**WHAT TO WORK ON**
Return only the lines from the top of the data down to the one that holds "const seriesTags = ['(a)', '(b)', '(c)', '(d)', '(e)'];", both included, without any pictures.

|---|

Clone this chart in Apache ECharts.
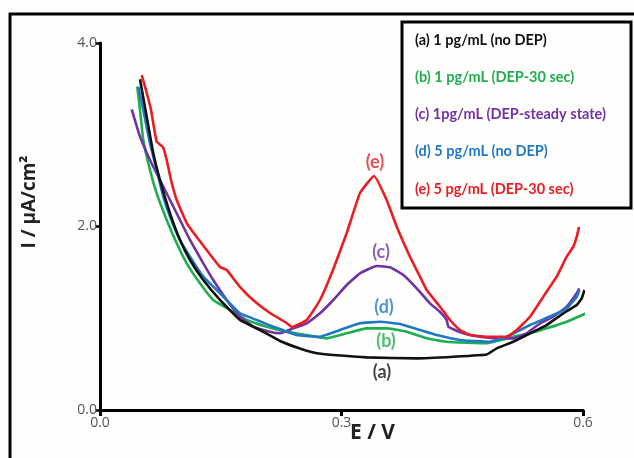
<!DOCTYPE html>
<html>
<head>
<meta charset="utf-8">
<script src="https://cdn.jsdelivr.net/npm/echarts@6/dist/echarts.min.js"></script>
<style>
  html, body { margin: 0; padding: 0; background: #fefefd; }
  #chart { width: 634px; height: 458px; }
</style>
</head>
<body>
<div id="chart"></div>
<script>
// Differential pulse voltammograms: potential (V) vs current density (µA/cm²)
const seriesNames = [
  '(a) 1 pg/mL (no DEP)',
  '(b) 1 pg/mL (DEP-30 sec)',
  '(c) 1pg/mL (DEP-steady state)',
  '(d) 5 pg/mL (no DEP)',
  '(e) 5 pg/mL (DEP-30 sec)'
];
const seriesTags = ['(a)', '(b)', '(c)', '(d)', '(e)'];

const E_a = [0.0497, 0.0580, 0.0662, 0.0745, 0.0870, 0.0994, 0.1118, 0.1283, 0.1491, 0.1739, 0.1988, 0.2236, 0.2484, 0.2692, 0.2898, 0.3313, 0.3934, 0.4389, 0.4804, 0.4928, 0.5134, 0.5342, 0.5549, 0.5755, 0.5922, 0.5984, 0.6019];
const I_a = [3.604, 3.197, 2.798, 2.507, 2.144, 1.853, 1.635, 1.417, 1.199, 0.981, 0.872, 0.752, 0.670, 0.618, 0.599, 0.574, 0.563, 0.581, 0.605, 0.672, 0.744, 0.836, 0.926, 1.054, 1.144, 1.217, 1.308];

const E_b = [0.0463, 0.0497, 0.0538, 0.0621, 0.0704, 0.0829, 0.0953, 0.1077, 0.1242, 0.1407, 0.1615, 0.1822, 0.2071, 0.2319, 0.2568, 0.2816, 0.3065, 0.3313, 0.3561, 0.3810, 0.4058, 0.4307, 0.4804, 0.5134, 0.5342, 0.5549, 0.5797, 0.6037];
const I_b = [3.524, 3.270, 2.943, 2.616, 2.362, 2.071, 1.817, 1.599, 1.381, 1.199, 1.090, 0.981, 0.908, 0.853, 0.817, 0.781, 0.836, 0.890, 0.890, 0.853, 0.781, 0.744, 0.727, 0.799, 0.836, 0.890, 0.962, 1.054];

const E_c = [0.0394, 0.0497, 0.0621, 0.0745, 0.0870, 0.0994, 0.1118, 0.1283, 0.1407, 0.1574, 0.1739, 0.1904, 0.2112, 0.2236, 0.2401, 0.2568, 0.2733, 0.2898, 0.3065, 0.3230, 0.3437, 0.3602, 0.3768, 0.3934, 0.4099, 0.4224, 0.4307, 0.4327, 0.4513, 0.4720, 0.4969, 0.5134, 0.5300, 0.5466, 0.5631, 0.5797, 0.5922, 0.5954];
const I_c = [3.277, 2.979, 2.725, 2.507, 2.289, 2.071, 1.853, 1.599, 1.417, 1.199, 1.017, 0.908, 0.853, 0.836, 0.890, 0.945, 1.054, 1.199, 1.362, 1.490, 1.569, 1.555, 1.471, 1.326, 1.163, 1.068, 0.981, 0.908, 0.836, 0.799, 0.781, 0.781, 0.836, 0.945, 1.017, 1.126, 1.272, 1.326];

const E_d = [0.0476, 0.0538, 0.0621, 0.0704, 0.0786, 0.0870, 0.0994, 0.1118, 0.1283, 0.1491, 0.1739, 0.1947, 0.2153, 0.2443, 0.2733, 0.2981, 0.3230, 0.3478, 0.3727, 0.3975, 0.4183, 0.4472, 0.4845, 0.5052, 0.5342, 0.5631, 0.5797, 0.5922, 0.5954];
const I_d = [3.524, 3.270, 2.907, 2.616, 2.325, 2.107, 1.853, 1.671, 1.453, 1.272, 1.054, 0.981, 0.908, 0.817, 0.799, 0.872, 0.945, 0.962, 0.937, 0.872, 0.817, 0.763, 0.744, 0.799, 0.926, 1.035, 1.108, 1.235, 1.308];

const E_e = [0.0518, 0.0571, 0.0634, 0.0704, 0.0783, 0.0829, 0.0882, 0.0953, 0.1077, 0.1201, 0.1325, 0.1491, 0.1574, 0.1739, 0.1901, 0.2112, 0.2319, 0.2385, 0.2568, 0.2733, 0.2894, 0.3065, 0.3230, 0.3404, 0.3561, 0.3686, 0.3851, 0.3975, 0.4058, 0.4224, 0.4348, 0.4472, 0.4596, 0.4804, 0.5052, 0.5176, 0.5342, 0.5507, 0.5673, 0.5797, 0.5880, 0.5922, 0.5950];
const I_e = [3.651, 3.488, 3.270, 2.924, 2.866, 2.725, 2.507, 2.289, 2.038, 1.886, 1.744, 1.559, 1.526, 1.341, 1.199, 1.057, 0.948, 0.905, 0.981, 1.199, 1.526, 1.929, 2.365, 2.550, 2.289, 1.998, 1.671, 1.453, 1.308, 1.126, 0.981, 0.872, 0.817, 0.799, 0.799, 0.872, 1.017, 1.235, 1.453, 1.671, 1.780, 1.889, 1.995];

// Tag positions (E, I) for the in-plot curve markers
const tagE = [0.3503, 0.3553, 0.3491, 0.3528, 0.3416];
const tagI = [0.414, 0.747, 1.722, 1.117, 2.703];

const xTicks = [0.0, 0.3, 0.6];
const yTicks = [0.0, 2.0, 4.0];

const colors = ['#111111', '#1fae4f', '#7232a4', '#1f78c4', '#ec1c24'];
const Es = [E_a, E_b, E_c, E_d, E_e];
const Is = [I_a, I_b, I_c, I_d, I_e];

const zip = (xs, ys) => xs.map((x, i) => [x, ys[i]]);

const chart = echarts.init(document.getElementById('chart'), null, { renderer: 'canvas' });

const lineSeries = seriesNames.map((name, k) => ({
  name: name,
  type: 'line',
  data: zip(Es[k], Is[k]),
  showSymbol: false,
  symbol: 'none',
  smooth: 0.12,
  clip: false,
  z: k === 0 ? 3 : 2,
  lineStyle: { color: colors[k], width: 2.6 },
  itemStyle: { color: colors[k] }
}));

const tagSeries = {
  type: 'scatter',
  symbolSize: 0,
  silent: true,
  z: 5,
  data: seriesTags.map((t, k) => ({
    value: [tagE[k], tagI[k]],
    label: {
      show: true,
      formatter: t,
      position: 'inside',
      color: colors[k],
      fontFamily: 'Lato',
      fontWeight: 'bold',
      fontSize: 18
    }
  }))
};

chart.setOption({
  backgroundColor: '#fefefd',
  animation: false,
  grid: { left: 100, right: 51, top: 43, bottom: 48, containLabel: false },
  legend: {
    orient: 'vertical',
    left: 410,
    top: 31,
    icon: 'none',
    itemWidth: 0,
    itemHeight: 18,
    itemGap: 19.25,
    padding: 0,
    selectedMode: false,
    data: seriesNames.map((n, k) => ({
      name: n,
      textStyle: { color: colors[k] }
    })),
    textStyle: {
      fontFamily: 'Lato',
      fontWeight: 'bold',
      fontSize: 14.5,
      lineHeight: 18
    }
  },
  xAxis: {
    type: 'value',
    min: xTicks[0],
    max: xTicks[xTicks.length - 1],
    interval: 0.3,
    axisLine: { show: true, onZero: false, lineStyle: { color: '#000', width: 3 } },
    axisTick: { show: true, inside: false, length: 6, lineStyle: { color: '#000', width: 3 } },
    splitLine: { show: false },
    axisLabel: {
      color: '#555',
      fontFamily: 'Open Sans',
      fontSize: 14,
      margin: 6,
      formatter: v => v.toFixed(1)
    }
  },
  yAxis: {
    type: 'value',
    min: yTicks[0],
    max: yTicks[yTicks.length - 1],
    interval: 2,
    axisLine: { show: true, onZero: false, lineStyle: { color: '#000', width: 3 } },
    axisTick: { show: true, inside: false, length: 4, lineStyle: { color: '#000', width: 2.5 } },
    splitLine: { show: false },
    axisLabel: {
      color: '#555',
      fontFamily: 'Open Sans',
      fontSize: 14,
      margin: 3,
      formatter: v => v.toFixed(1)
    }
  },
  graphic: [
    // frame lines along the top and left edges
    { type: 'line', shape: { x1: 9, y1: 14, x2: 634, y2: 14 }, style: { stroke: '#000', lineWidth: 3 }, z: 10 },
    { type: 'line', shape: { x1: 10, y1: 13, x2: 10, y2: 458 }, style: { stroke: '#000', lineWidth: 3 }, z: 10 },
    // legend box
    { type: 'rect', shape: { x: 402, y: 22, width: 229, height: 186 }, style: { fill: 'rgba(0,0,0,0)', stroke: '#000', lineWidth: 3 }, z: 10 },
    // axis titles
    {
      type: 'text', left: 350, top: 423, z: 10,
      style: { text: 'E / V', fill: '#222', font: 'bold 21px "Open Sans"' }
    },
    {
      type: 'text', x: 30, y: 202, rotation: Math.PI / 2, z: 10,
      style: { text: 'I / µA/cm²', fill: '#222', font: 'bold 19px "Open Sans"', align: 'center', verticalAlign: 'middle' }
    }
  ],
  series: lineSeries.concat([tagSeries])
});
</script>
</body>
</html>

|---|

**CORRECT ANSWER**
Clone this chart in Apache ECharts.
<!DOCTYPE html>
<html>
<head>
<meta charset="utf-8">
<script src="https://cdn.jsdelivr.net/npm/echarts@6/dist/echarts.min.js"></script>
<style>
  html, body { margin: 0; padding: 0; background: #fefefd; }
  #chart { width: 634px; height: 458px; }
</style>
</head>
<body>
<div id="chart"></div>
<script>
// Differential pulse voltammograms: potential (V) vs current density (µA/cm²)
const seriesNames = [
  '(a) 1 pg/mL (no DEP)',
  '(b) 1 pg/mL (DEP-30 sec)',
  '(c) 1pg/mL (DEP-steady state)',
  '(d) 5 pg/mL (no DEP)',
  '(e) 5 pg/mL (DEP-30 sec)'
];
const seriesTags = ['(a)', '(b)', '(c)', '(d)', '(e)'];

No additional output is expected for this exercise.